Getting the speed limits right

July 26, 2008

All over Ireland – and many other countries – every hour of every day, thousands of drivers completely ignore the speed limit, whatever it may be, and drive at whatever speed they fancy. People are constantly taking the most absurd risks with their own safety, and more significantly with the lives and safety of countless others. Here on the campus of Dublin City University – where we have a 30 km/h or 20 mph speed limit – I regularly see drivers (almost always young men) tearing past at 50 mph or sometimes more. When I stop them, as I sometimes do, and lecture them on this, what they say to me is usually unrepeatable. I let them drive on but occasionally see to it that their cars are clamped…
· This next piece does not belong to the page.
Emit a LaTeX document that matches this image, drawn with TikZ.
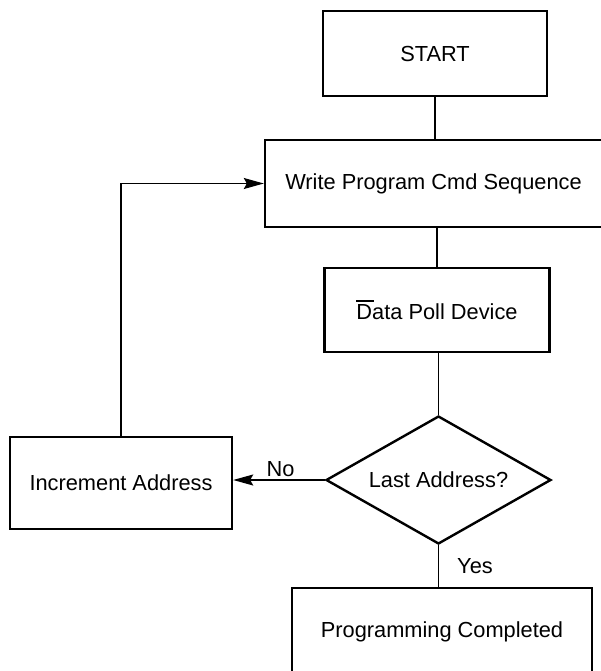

However, I cannot help feeling that one of the disincentives to careful driving are the speed limits themselves. Today I was approaching a toll plaza well known to Dublin drivers, and noticed again that a speed limit sign requires drivers to proceed for the last 100 yards or so before the toll booths at 10 km/h (about 6 mph). This is walking speed. I tried to do it today, and I can report that the cars behind me were not amused. And I cannot blame them. It is clearly idiotic to impose a speed limit that nobody is even going to consider observing; by having this limit, drivers are actually encouraged not to take speed limits seriously, and the result is that they drive well in excess of limits elsewhere that are rational and essential for safety. The same is true occasionally where there are 60 km/h speed limits on open roads, for absolutely no apparent reason; again, drivers ignore these.

Road safety has become a pressing issue in this country, and we need to stop reckless and mindless behaviour by drivers who seem to become insane once they are behind the steering wheel of a car. But part of the programme for getting this right must be to ensure that traffic regulations are also sensible.